Her interest in this issue stems from personal experience at her synagogue, where faulty air conditioning left the building stifling in the summer. An audit showed the situation was "worse than terrible" she said, with an air conditioning duct disconnected in the attic, incandescent candle-lamps pumping out a huge heat load, and air leaking out of many holes in the building. "We changed the light bulbs, we reconnected the two ends of the hose and patched the holes in the roof, [which] we insulated. Bingo, suddenly you could stay awake on Saturday morning. And our bills went down."
While Ms. Saxe will provide neutral oversight, she is entering a political realm where her comments will be parsed and analyzed. Already, she has come under fire for musing about the value of existing tax exemptions on diesel fuel used for industrial purposes.
In a January interview with the Ottawa Citizen she questioned whether the design of this provincial subsidy was effective. Farmers, who are among those who get the break, reacted with fury at any suggestion they might be cut off. Ms. Saxe was forced to clarify her position, saying that she was merely asking whether there might be a better way to support farmers, because most of the diesel tax break goes to large companies that don't need it.

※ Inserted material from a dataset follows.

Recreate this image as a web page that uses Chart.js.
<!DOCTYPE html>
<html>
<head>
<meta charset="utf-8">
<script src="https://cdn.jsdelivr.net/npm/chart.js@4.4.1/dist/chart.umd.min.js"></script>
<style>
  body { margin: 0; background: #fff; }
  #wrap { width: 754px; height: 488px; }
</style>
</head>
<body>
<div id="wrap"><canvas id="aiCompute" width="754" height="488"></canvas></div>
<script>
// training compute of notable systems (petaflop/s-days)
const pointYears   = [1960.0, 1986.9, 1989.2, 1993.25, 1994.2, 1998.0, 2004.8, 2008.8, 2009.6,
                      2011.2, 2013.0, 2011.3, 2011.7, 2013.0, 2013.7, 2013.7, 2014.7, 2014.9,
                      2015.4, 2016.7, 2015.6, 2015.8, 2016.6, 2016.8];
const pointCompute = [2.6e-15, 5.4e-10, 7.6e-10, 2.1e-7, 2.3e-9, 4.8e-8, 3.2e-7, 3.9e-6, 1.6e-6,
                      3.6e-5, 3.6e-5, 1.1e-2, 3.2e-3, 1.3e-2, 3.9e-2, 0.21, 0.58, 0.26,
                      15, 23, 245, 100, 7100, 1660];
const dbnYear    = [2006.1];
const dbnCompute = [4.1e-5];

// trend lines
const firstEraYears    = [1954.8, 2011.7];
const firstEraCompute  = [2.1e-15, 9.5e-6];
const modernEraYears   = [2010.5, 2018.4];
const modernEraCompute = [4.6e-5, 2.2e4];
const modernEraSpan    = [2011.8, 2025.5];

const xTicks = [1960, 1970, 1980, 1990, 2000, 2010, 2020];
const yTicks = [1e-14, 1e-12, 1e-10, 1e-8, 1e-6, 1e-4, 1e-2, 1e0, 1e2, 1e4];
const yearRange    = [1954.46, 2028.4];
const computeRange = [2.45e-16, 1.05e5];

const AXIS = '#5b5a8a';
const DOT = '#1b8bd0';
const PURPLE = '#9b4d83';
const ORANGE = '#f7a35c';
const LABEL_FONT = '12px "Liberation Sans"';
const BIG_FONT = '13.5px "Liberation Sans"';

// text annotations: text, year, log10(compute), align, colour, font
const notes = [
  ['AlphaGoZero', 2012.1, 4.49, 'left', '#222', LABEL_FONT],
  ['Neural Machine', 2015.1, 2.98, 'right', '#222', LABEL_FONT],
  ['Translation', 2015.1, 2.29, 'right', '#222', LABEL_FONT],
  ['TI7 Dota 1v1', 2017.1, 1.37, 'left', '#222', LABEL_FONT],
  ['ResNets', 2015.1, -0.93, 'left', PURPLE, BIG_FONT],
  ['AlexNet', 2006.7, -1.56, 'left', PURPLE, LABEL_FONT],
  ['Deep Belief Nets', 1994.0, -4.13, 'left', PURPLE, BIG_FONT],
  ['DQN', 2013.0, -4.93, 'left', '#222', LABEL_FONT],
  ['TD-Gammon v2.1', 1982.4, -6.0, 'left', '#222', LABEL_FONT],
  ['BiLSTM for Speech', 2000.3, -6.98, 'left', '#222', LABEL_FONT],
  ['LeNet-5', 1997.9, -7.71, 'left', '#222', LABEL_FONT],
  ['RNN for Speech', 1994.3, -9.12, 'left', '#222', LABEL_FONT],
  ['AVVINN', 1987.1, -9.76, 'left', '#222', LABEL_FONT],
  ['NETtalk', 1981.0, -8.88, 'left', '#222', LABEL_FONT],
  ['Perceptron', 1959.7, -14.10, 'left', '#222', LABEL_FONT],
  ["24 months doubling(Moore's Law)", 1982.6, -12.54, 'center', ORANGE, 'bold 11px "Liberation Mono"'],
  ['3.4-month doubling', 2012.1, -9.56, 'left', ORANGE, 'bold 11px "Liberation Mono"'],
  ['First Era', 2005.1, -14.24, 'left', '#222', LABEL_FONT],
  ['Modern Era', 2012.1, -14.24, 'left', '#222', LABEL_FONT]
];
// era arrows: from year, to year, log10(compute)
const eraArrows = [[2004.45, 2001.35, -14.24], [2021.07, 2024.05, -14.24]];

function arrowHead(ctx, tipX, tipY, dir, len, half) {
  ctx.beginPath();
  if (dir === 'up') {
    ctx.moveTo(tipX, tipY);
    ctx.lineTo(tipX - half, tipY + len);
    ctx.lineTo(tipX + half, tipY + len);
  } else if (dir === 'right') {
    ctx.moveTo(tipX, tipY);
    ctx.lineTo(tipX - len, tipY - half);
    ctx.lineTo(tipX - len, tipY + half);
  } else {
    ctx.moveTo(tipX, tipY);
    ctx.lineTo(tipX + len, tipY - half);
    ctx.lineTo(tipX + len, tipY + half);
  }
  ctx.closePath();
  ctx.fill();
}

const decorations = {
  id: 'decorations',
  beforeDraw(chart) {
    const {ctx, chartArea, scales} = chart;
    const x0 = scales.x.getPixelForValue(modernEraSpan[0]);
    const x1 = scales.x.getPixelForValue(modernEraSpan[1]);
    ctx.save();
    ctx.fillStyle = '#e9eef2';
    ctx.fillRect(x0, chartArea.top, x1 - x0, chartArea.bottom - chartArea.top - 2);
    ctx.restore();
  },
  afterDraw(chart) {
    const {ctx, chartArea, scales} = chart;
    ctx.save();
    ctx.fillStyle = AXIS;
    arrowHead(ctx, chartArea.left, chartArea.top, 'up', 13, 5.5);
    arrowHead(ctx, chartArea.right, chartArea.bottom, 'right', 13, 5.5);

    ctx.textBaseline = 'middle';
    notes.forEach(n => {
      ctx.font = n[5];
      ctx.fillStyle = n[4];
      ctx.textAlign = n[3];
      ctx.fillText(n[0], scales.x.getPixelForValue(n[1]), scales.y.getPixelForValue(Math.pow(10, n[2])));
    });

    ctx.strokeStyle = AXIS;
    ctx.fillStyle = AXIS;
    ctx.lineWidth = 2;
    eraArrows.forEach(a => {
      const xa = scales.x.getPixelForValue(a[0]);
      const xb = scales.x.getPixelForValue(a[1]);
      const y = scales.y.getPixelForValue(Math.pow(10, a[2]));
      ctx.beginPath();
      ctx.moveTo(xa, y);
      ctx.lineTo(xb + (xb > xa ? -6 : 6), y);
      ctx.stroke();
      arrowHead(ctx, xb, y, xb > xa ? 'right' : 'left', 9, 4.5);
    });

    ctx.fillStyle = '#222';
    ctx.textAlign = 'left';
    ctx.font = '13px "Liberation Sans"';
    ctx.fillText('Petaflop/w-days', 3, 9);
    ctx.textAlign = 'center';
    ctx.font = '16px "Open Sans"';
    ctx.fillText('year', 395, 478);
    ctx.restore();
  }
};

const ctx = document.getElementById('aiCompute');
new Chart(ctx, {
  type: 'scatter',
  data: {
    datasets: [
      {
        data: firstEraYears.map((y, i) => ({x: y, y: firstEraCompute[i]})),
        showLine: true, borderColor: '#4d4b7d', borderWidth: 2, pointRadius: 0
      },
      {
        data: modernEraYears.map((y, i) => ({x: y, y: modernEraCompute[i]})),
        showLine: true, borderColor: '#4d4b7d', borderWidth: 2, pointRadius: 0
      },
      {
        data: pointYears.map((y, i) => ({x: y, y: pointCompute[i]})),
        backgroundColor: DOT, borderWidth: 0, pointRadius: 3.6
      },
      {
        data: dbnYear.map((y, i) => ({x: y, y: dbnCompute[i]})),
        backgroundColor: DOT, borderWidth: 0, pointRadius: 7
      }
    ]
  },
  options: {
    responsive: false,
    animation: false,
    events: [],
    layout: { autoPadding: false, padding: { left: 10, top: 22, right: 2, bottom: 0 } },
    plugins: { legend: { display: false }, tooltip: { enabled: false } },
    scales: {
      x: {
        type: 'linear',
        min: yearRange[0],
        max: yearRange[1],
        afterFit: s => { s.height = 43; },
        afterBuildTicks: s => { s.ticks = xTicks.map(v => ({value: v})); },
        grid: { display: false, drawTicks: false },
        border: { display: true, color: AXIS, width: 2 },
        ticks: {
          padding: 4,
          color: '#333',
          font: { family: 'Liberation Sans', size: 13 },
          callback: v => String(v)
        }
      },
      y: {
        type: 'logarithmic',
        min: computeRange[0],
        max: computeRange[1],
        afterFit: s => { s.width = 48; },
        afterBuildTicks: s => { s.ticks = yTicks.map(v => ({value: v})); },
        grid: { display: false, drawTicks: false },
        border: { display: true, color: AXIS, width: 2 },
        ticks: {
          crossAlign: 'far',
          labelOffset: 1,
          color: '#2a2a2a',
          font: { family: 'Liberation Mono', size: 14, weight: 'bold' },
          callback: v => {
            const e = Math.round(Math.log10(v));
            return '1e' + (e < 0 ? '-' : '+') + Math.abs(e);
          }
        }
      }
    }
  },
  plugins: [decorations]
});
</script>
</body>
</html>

It was unfortunate and surprising "to have something so misinterpreted and cause so much concern," Ms. Saxe said, because she was merely "asking a question about hundreds of millions of dollars of public expense, which at the moment is used to subsidize diesel fuel consumption, very little of it by farmers."
Still, it is a reminder that people will be listening carefully when the new environmental commissioner speaks, Ms. Saxe acknowledges. "The position has gravitas, and I want to carry that well if I can."